Date: 2006-11-07 05:33 am (UTC)
From: [identity profile] mrissa.livejournal.com
I don't watch BSG, but that's the sort of thing I would have liked, too. Dave Duncan's comment about making a minor character "visually memorable" and making the reader sorry for him did not really resonate with me at all at all. Maybe visual people would remember, "Oh, yeah, he's the guy with the blue hair spiked up, not the one with the floppy green hair," but that's not going to cut it for me!

Date: 2006-11-07 05:48 am (UTC)
From: [identity profile] swan-tower.livejournal.com
I think I left shortly after that, because it made me want to beat my head against the chair in front of me. I may recognize the line "God bless us, every one!," but that doesn't mean I think much of Tiny Tim as a character.

Date: 2006-11-07 12:13 pm (UTC)
From: [identity profile] mrissa.livejournal.com
Right -- a lot of Dickens's secondary figures are recognizable as caricatures, not characters. And the idea that everyone who goes onstage in Shakespeare is a great character is just -- that's not even wrong. (Also also, talking about secondary characters upstaging the leads in books because you've seen it in plays is probably not directly useful. Sigh.)

Date: 2006-11-07 06:18 pm (UTC)
From: [identity profile] rysmiel.livejournal.com
Right -- a lot of Dickens's secondary figures are recognizable as caricatures, not characters.

Well, more recognizable as such; I don't find any characters in such Dickens as I have read - which is admittedly not all of it, but then again, life is short and there's also a lot of Dumas I've not yet read - more than two and a half dimensional.

Date: 2006-11-08 12:52 pm (UTC)
From: [identity profile] mrissa.livejournal.com
Not a Dickens fan here, in part for that reason. I will always, always, always reach for Dumas over Dickens.
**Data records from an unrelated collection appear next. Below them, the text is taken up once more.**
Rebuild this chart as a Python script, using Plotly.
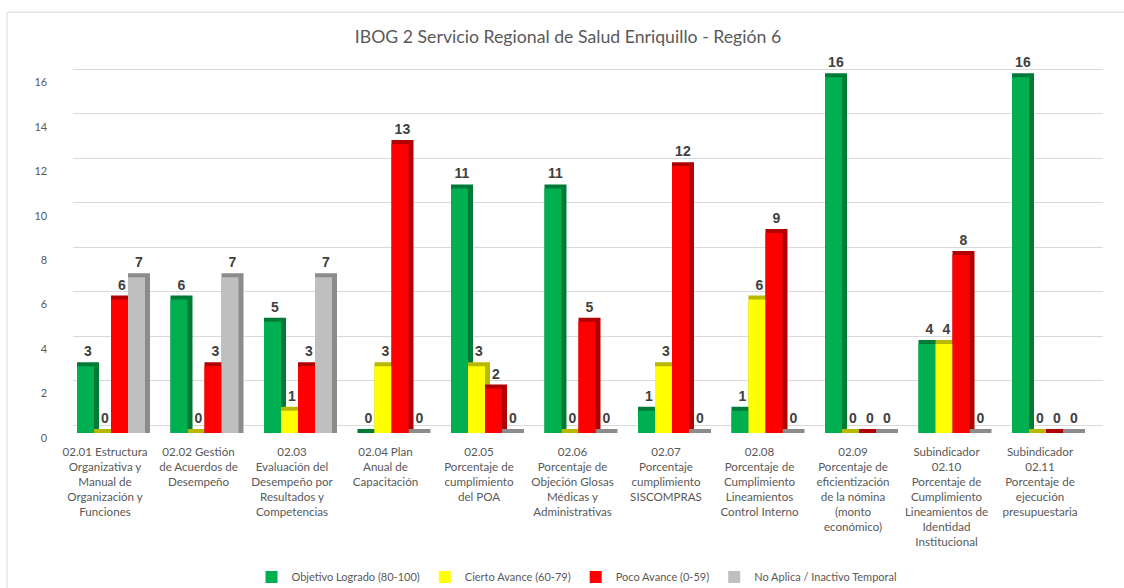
import plotly.graph_objects as go

categories = [
    "02.01 Estructura<br>Organizativa y<br>Manual de<br>Organización y<br>Funciones",
    "02.02 Gestión<br>de Acuerdos de<br>Desempeño",
    "02.03<br>Evaluación del<br>Desempeño por<br>Resultados y<br>Competencias",
    "02.04 Plan<br>Anual de<br>Capacitación",
    "02.05<br>Porcentaje de<br>cumplimiento<br>del POA",
    "02.06<br>Porcentaje de<br>Objeción Glosas<br>Médicas y<br>Administrativas",
    "02.07<br>Porcentaje<br>cumplimiento<br>SISCOMPRAS",
    "02.08<br>Porcentaje de<br>Cumplimiento<br>Lineamientos<br>Control Interno",
    "02.09<br>Porcentaje de<br>eficientización<br>de la nómina<br>(monto<br>económico)",
    "Subindicador<br>02.10<br>Porcentaje de<br>Cumplimiento<br>Lineamientos de<br>Identidad<br>Institucional",
    "Subindicador<br>02.11<br>Porcentaje de<br>ejecución<br>presupuestaria",
]

series_names = [
    "Objetivo Logrado (80-100)",
    "Cierto Avance (60-79)",
    "Poco Avance (0-59)",
    "No Aplica / Inactivo Temporal",
]
objetivo_logrado = [3, 6, 5, 0, 11, 11, 1, 1, 16, 4, 16]
cierto_avance = [0, 0, 1, 3, 3, 0, 3, 6, 0, 4, 0]
poco_avance = [6, 3, 3, 13, 2, 5, 12, 9, 0, 8, 0]
no_aplica = [7, 7, 7, 0, 0, 0, 0, 0, 0, 0, 0]
series_values = [objetivo_logrado, cierto_avance, poco_avance, no_aplica]

y_ticks = [0, 2, 4, 6, 8, 10, 12, 14, 16]

front_colors = ["#00B050", "#FFFF00", "#FF0000", "#BFBFBF"]
side_colors = ["#007A37", "#B8B800", "#B00000", "#8C8C8C"]

FONT = "Lato"
TXT = "#595959"

cat_px = 93.5
bar_w = 17 / cat_px
depth_w = 22 / cat_px
start_off = -28 / cat_px
depth_y = 0.18

fig = go.Figure()

# background subplot carrying only the back-wall gridlines
fig.add_trace(go.Scatter(x=[0.5], y=[0], mode="markers", marker=dict(size=0.1, opacity=0),
                         showlegend=False, hoverinfo="skip", xaxis="x", yaxis="y"))

# side/top "depth" faces (drawn first)
for i, (name, vals) in enumerate(zip(series_names, series_values)):
    fig.add_trace(go.Bar(
        x=categories, y=[v + depth_y for v in vals],
        offset=start_off + i * bar_w, width=depth_w,
        marker=dict(color=side_colors[i], line=dict(width=0)),
        text=[str(v) for v in vals], textposition="outside",
        textfont=dict(family="Liberation Sans", size=14, color="#404040", weight="bold"),
        constraintext="none", cliponaxis=False,
        showlegend=False, hoverinfo="skip", xaxis="x2", yaxis="y2",
    ))

# front faces
for i, (name, vals) in enumerate(zip(series_names, series_values)):
    fig.add_trace(go.Bar(
        x=categories, y=vals, name=name,
        offset=start_off + i * bar_w, width=bar_w,
        marker=dict(color=front_colors[i], line=dict(width=0)),
        xaxis="x2", yaxis="y2",
    ))

W, H = 1124, 588
L, R = 58, 21
T = 54.75
B = 155
plot_w = W - L - R
plot_h = H - T - B

fig.update_layout(
    width=W, height=H,
    margin=dict(l=L, r=R, t=T, b=B, autoexpand=False),
    paper_bgcolor="white",
    plot_bgcolor="rgba(0,0,0,0)",
    barmode="overlay",
    font=dict(family=FONT, color=TXT),
    title=dict(text="IBOG 2 Servicio Regional de Salud Enriquillo - Región 6",
               font=dict(family=FONT, size=17.7, color=TXT),
               x=(568 - L) / plot_w, xref="paper", xanchor="center",
               y=1 - 37 / H, yref="container", yanchor="middle"),
    xaxis=dict(domain=[(73 - L) / plot_w, 1.0], range=[0, 1], visible=False, fixedrange=True),
    yaxis=dict(domain=[0, 1], range=[-0.36, 17 - 0.36], tickvals=y_ticks,
               showgrid=True, gridcolor="#D9D9D9", gridwidth=1,
               showticklabels=False, zeroline=False, showline=False, ticks=""),
    xaxis2=dict(domain=[(58.25 - L) / plot_w, (1086.75 - L) / plot_w], anchor="y2",
                type="category", showgrid=False, showline=False, zeroline=False, ticks="",
                tickfont=dict(family=FONT, size=11.6, color=TXT), tickangle=0,
                ticklabelstandoff=10),
    yaxis2=dict(domain=[0, 1], anchor="x2", range=[0, 17], tickvals=y_ticks,
                showgrid=False, zeroline=False, showline=False, ticks="",
                tickfont=dict(family=FONT, size=11, color=TXT),
                ticklabelstandoff=10, ticklabelshift=5),
    legend=dict(orientation="h", x=(577 - L) / plot_w, xanchor="center",
                y=-(577 - (H - B)) / plot_h, yanchor="middle",
                font=dict(family=FONT, size=11, color=TXT),
                itemwidth=30, traceorder="normal", bgcolor="rgba(0,0,0,0)"),
    shapes=[
        dict(type="line", xref="paper", yref="paper",
             x0=(7 - L) / plot_w, x1=(W - L) / plot_w,
             y0=(H - B - 12) / plot_h, y1=(H - B - 12) / plot_h,
             line=dict(color="#D9D9D9", width=1), layer="below"),
        dict(type="line", xref="paper", yref="paper",
             x0=(7 - L) / plot_w, x1=(7 - L) / plot_w,
             y0=(H - B - 12) / plot_h, y1=(H - B - H) / plot_h,
             line=dict(color="#D9D9D9", width=1), layer="below"),
    ],
)

fig.write_html("out.html", config={"displayModeBar": False},
               post_script="document.documentElement.style.overflow='hidden';document.body.style.margin='0';document.body.style.overflow='hidden';")
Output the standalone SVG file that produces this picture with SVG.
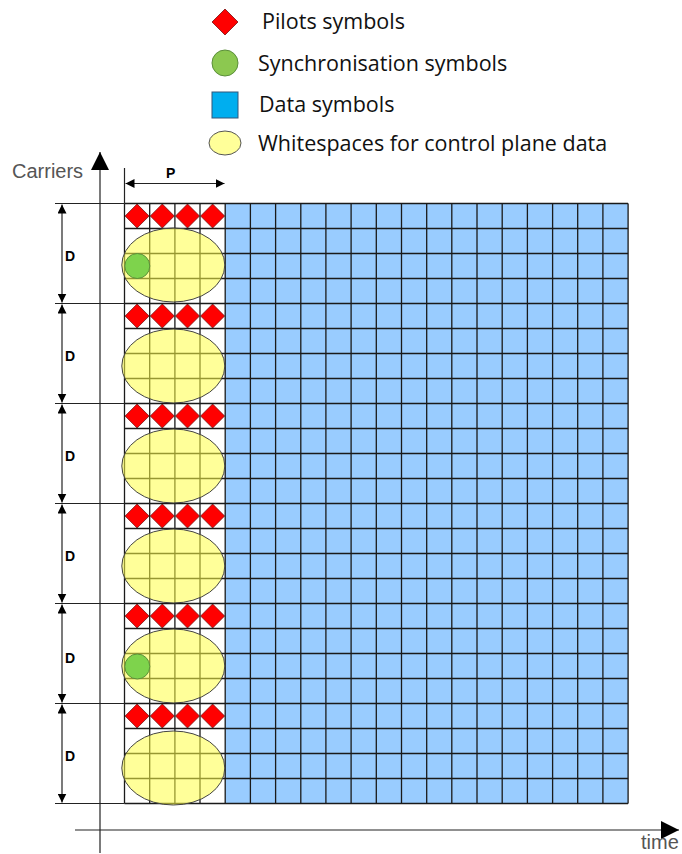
<svg xmlns="http://www.w3.org/2000/svg" xmlns:xlink="http://www.w3.org/1999/xlink" width="682" height="854" viewBox="0 0 682 854">
  <style>
    .legend { font-family: "Open Sans", "Liberation Sans", sans-serif; font-size: 21.5px; fill: #111; }
    .axis-label { font-family: "Liberation Sans", Arial, sans-serif; font-size: 20px; fill: #555; }
    .dim { font-family: "Liberation Sans", Arial, sans-serif; font-size: 14px; font-weight: bold; fill: #000; }
    .pilot { fill: #ff0000; stroke: #7a1010; stroke-width: 0.8; }
    .sync { fill: #7ed34c; stroke: #5b8f3a; stroke-width: 1; }
    .white-space { fill: #ffff46; fill-opacity: 0.55; stroke: #444; stroke-width: 1; }
    .gridline { fill: none; stroke: #1a1a1a; stroke-width: 1.3; }
    .line { fill: none; stroke: #222; stroke-width: 1.2; }
  </style>
  <defs>
    <polygon id="diamond" class="pilot" points="0,-12 12,0 0,12 -12,0"/>
    <marker id="arrowDim" viewBox="0 0 10 10" refX="10" refY="5" markerWidth="9" markerHeight="9" markerUnits="userSpaceOnUse" orient="auto-start-reverse">
      <path d="M0,0 L10,5 L0,10 z" fill="#000"/>
    </marker>
    <marker id="arrowAxis" viewBox="0 0 10 10" refX="10" refY="5" markerWidth="22" markerHeight="18" markerUnits="userSpaceOnUse" orient="auto">
      <path d="M0,0 L10,5 L0,10 z" fill="#000"/>
    </marker>
  </defs>

  <rect width="682" height="854" fill="#fff"/>

  <!-- legend -->
  <g id="legend-pilots">
    <polygon class="pilot" points="225,9 238,22 225,35 212,22"/>
    <text class="legend" x="262" y="29">Pilots symbols</text>
  </g>
  <g id="legend-sync">
    <circle cx="225" cy="63" r="13" fill="#8cc850" stroke="#5b8f3a" stroke-width="1"/>
    <text class="legend" x="258" y="71">Synchronisation symbols</text>
  </g>
  <g id="legend-data">
    <rect x="212" y="92" width="26" height="26" fill="#00aeef" stroke="#33577a" stroke-width="1"/>
    <text class="legend" x="259" y="112">Data symbols</text>
  </g>
  <g id="legend-whitespace">
    <ellipse cx="225" cy="143" rx="16" ry="12" fill="#ffff99" stroke="#555" stroke-width="1"/>
    <text class="legend" x="258" y="151">Whitespaces for control plane data</text>
  </g>

  <!-- resource grid: 20 symbols x 24 carriers -->
  <g id="grid">
    <rect x="124.5" y="203.5" width="100.7" height="600" fill="#fff"/>
    <rect x="225.2" y="203.5" width="402.9" height="600" fill="#99ccff"/>
  </g>

  <!-- pilot rows, one per block of D carriers -->
  <g id="pilots">
    <use xlink:href="#diamond" x="137.1" y="216"/><use xlink:href="#diamond" x="162.3" y="216"/><use xlink:href="#diamond" x="187.5" y="216"/><use xlink:href="#diamond" x="212.6" y="216"/>
    <use xlink:href="#diamond" x="137.1" y="316"/><use xlink:href="#diamond" x="162.3" y="316"/><use xlink:href="#diamond" x="187.5" y="316"/><use xlink:href="#diamond" x="212.6" y="316"/>
    <use xlink:href="#diamond" x="137.1" y="416"/><use xlink:href="#diamond" x="162.3" y="416"/><use xlink:href="#diamond" x="187.5" y="416"/><use xlink:href="#diamond" x="212.6" y="416"/>
    <use xlink:href="#diamond" x="137.1" y="516"/><use xlink:href="#diamond" x="162.3" y="516"/><use xlink:href="#diamond" x="187.5" y="516"/><use xlink:href="#diamond" x="212.6" y="516"/>
    <use xlink:href="#diamond" x="137.1" y="616"/><use xlink:href="#diamond" x="162.3" y="616"/><use xlink:href="#diamond" x="187.5" y="616"/><use xlink:href="#diamond" x="212.6" y="616"/>
    <use xlink:href="#diamond" x="137.1" y="716"/><use xlink:href="#diamond" x="162.3" y="716"/><use xlink:href="#diamond" x="187.5" y="716"/><use xlink:href="#diamond" x="212.6" y="716"/>
  </g>

  <!-- grid lines -->
  <g id="grid-lines">
    <path class="gridline" d="M124.5,203.5V803.5 M149.7,203.5V803.5 M174.9,203.5V803.5 M200,203.5V803.5 M225.2,203.5V803.5 M250.4,203.5V803.5 M275.6,203.5V803.5 M300.8,203.5V803.5 M325.9,203.5V803.5 M351.1,203.5V803.5 M376.3,203.5V803.5 M401.5,203.5V803.5 M426.7,203.5V803.5 M451.8,203.5V803.5 M477,203.5V803.5 M502.2,203.5V803.5 M527.4,203.5V803.5 M552.6,203.5V803.5 M577.7,203.5V803.5 M602.9,203.5V803.5 M628.1,203.5V803.5"/>
    <path class="gridline" d="M124.5,203.5H628.1 M124.5,228.5H628.1 M124.5,253.5H628.1 M124.5,278.5H628.1 M124.5,303.5H628.1 M124.5,328.5H628.1 M124.5,353.5H628.1 M124.5,378.5H628.1 M124.5,403.5H628.1 M124.5,428.5H628.1 M124.5,453.5H628.1 M124.5,478.5H628.1 M124.5,503.5H628.1 M124.5,528.5H628.1 M124.5,553.5H628.1 M124.5,578.5H628.1 M124.5,603.5H628.1 M124.5,628.5H628.1 M124.5,653.5H628.1 M124.5,678.5H628.1 M124.5,703.5H628.1 M124.5,728.5H628.1 M124.5,753.5H628.1 M124.5,778.5H628.1 M124.5,803.5H628.1"/>
  </g>

  <!-- whitespace regions for control plane data -->
  <g id="whitespace-1"><ellipse class="white-space" cx="173.3" cy="265" rx="51.5" ry="37"/></g>
  <g id="whitespace-2"><ellipse class="white-space" cx="173.3" cy="366" rx="51.5" ry="37"/></g>
  <g id="whitespace-3"><ellipse class="white-space" cx="173.3" cy="466" rx="51.5" ry="37"/></g>
  <g id="whitespace-4"><ellipse class="white-space" cx="173.3" cy="566" rx="51.5" ry="37"/></g>
  <g id="whitespace-5"><ellipse class="white-space" cx="173.3" cy="666" rx="51.5" ry="37"/></g>
  <g id="whitespace-6"><ellipse class="white-space" cx="173.3" cy="768" rx="51.5" ry="37"/></g>

  <!-- synchronisation symbols -->
  <g id="sync-1"><circle class="sync" cx="137.3" cy="266" r="12.5"/></g>
  <g id="sync-2"><circle class="sync" cx="137.3" cy="666.5" r="12.5"/></g>

  <!-- axes, dimension lines and labels -->
  <g id="connectors">
    <!-- block boundary extension lines -->
    <path class="line" d="M55,203.5H124.5 M55,303.5H124.5 M55,403.5H124.5 M55,503.5H124.5 M55,603.5H124.5 M55,703.5H124.5 M55,803.5H124.5"/>
    <!-- carriers axis -->
    <line class="line" x1="100" y1="853" x2="100" y2="152" stroke-width="1.5" marker-end="url(#arrowAxis)"/>
    <!-- time axis -->
    <line class="line" x1="75" y1="830" x2="679" y2="830" stroke-width="1.5" marker-end="url(#arrowAxis)"/>
    <!-- P dimension -->
    <line class="line" x1="124.5" y1="168" x2="124.5" y2="203.5"/>
    <line class="line" x1="125.5" y1="183.5" x2="224.5" y2="183.5" marker-start="url(#arrowDim)" marker-end="url(#arrowDim)"/>
    <!-- D dimensions -->
    <line class="line" x1="62" y1="204.5" x2="62" y2="302.5" marker-start="url(#arrowDim)" marker-end="url(#arrowDim)"/>
    <line class="line" x1="62" y1="304.5" x2="62" y2="402.5" marker-start="url(#arrowDim)" marker-end="url(#arrowDim)"/>
    <line class="line" x1="62" y1="404.5" x2="62" y2="502.5" marker-start="url(#arrowDim)" marker-end="url(#arrowDim)"/>
    <line class="line" x1="62" y1="504.5" x2="62" y2="602.5" marker-start="url(#arrowDim)" marker-end="url(#arrowDim)"/>
    <line class="line" x1="62" y1="604.5" x2="62" y2="702.5" marker-start="url(#arrowDim)" marker-end="url(#arrowDim)"/>
    <line class="line" x1="62" y1="704.5" x2="62" y2="802.5" marker-start="url(#arrowDim)" marker-end="url(#arrowDim)"/>
  </g>

  <g id="labels">
    <text class="axis-label" x="12" y="178">Carriers</text>
    <text class="axis-label" x="641" y="849">time</text>
    <text class="dim" x="166" y="178">P</text>
    <text class="dim" x="65" y="261">D</text>
    <text class="dim" x="65" y="361">D</text>
    <text class="dim" x="65" y="461">D</text>
    <text class="dim" x="65" y="561">D</text>
    <text class="dim" x="65" y="663">D</text>
    <text class="dim" x="65" y="761">D</text>
  </g>
</svg>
Date: 2006-11-07 06:56 pm (UTC)
From: [identity profile] eposia.livejournal.com
I enjoyed meeting you on Saturday! It was great watching you and Steve trade Minnesota jokes.

Date: 2006-11-08 12:52 pm (UTC)
From: [identity profile] mrissa.livejournal.com
Oh, nice to meet you, too! And thank you for specifying who you are and how I met you, so I didn't have to wonder if I had the right person.

Embarrassingly, the first time Steve told me a Minnesota joke, I didn't initialy realize it was a joke. He started, "So I was talking to Ole the other day," and I thought, well, yah, okay, there are plenty of people I don't know yet in Minneapolis fandom; what did Ole have to say? My error soon became abundantly clear, but it's probably a tribute to the Ole joke that my confusion lasted even a split second. (I really did go to college with guys named Sven and Ole, and of course Larses are extremely abundant.)

Date: 2006-11-17 12:09 am (UTC)
From: [identity profile] deannahoak.livejournal.com
Hey, Mrissa. I'd like to chat with you a bit about something we talked about briefly at the con. I think I might be able to help your relative with some of the red-tape intricacies, to at least a small extent. Drop me a line at my site or ping me on AIM if you get a chance.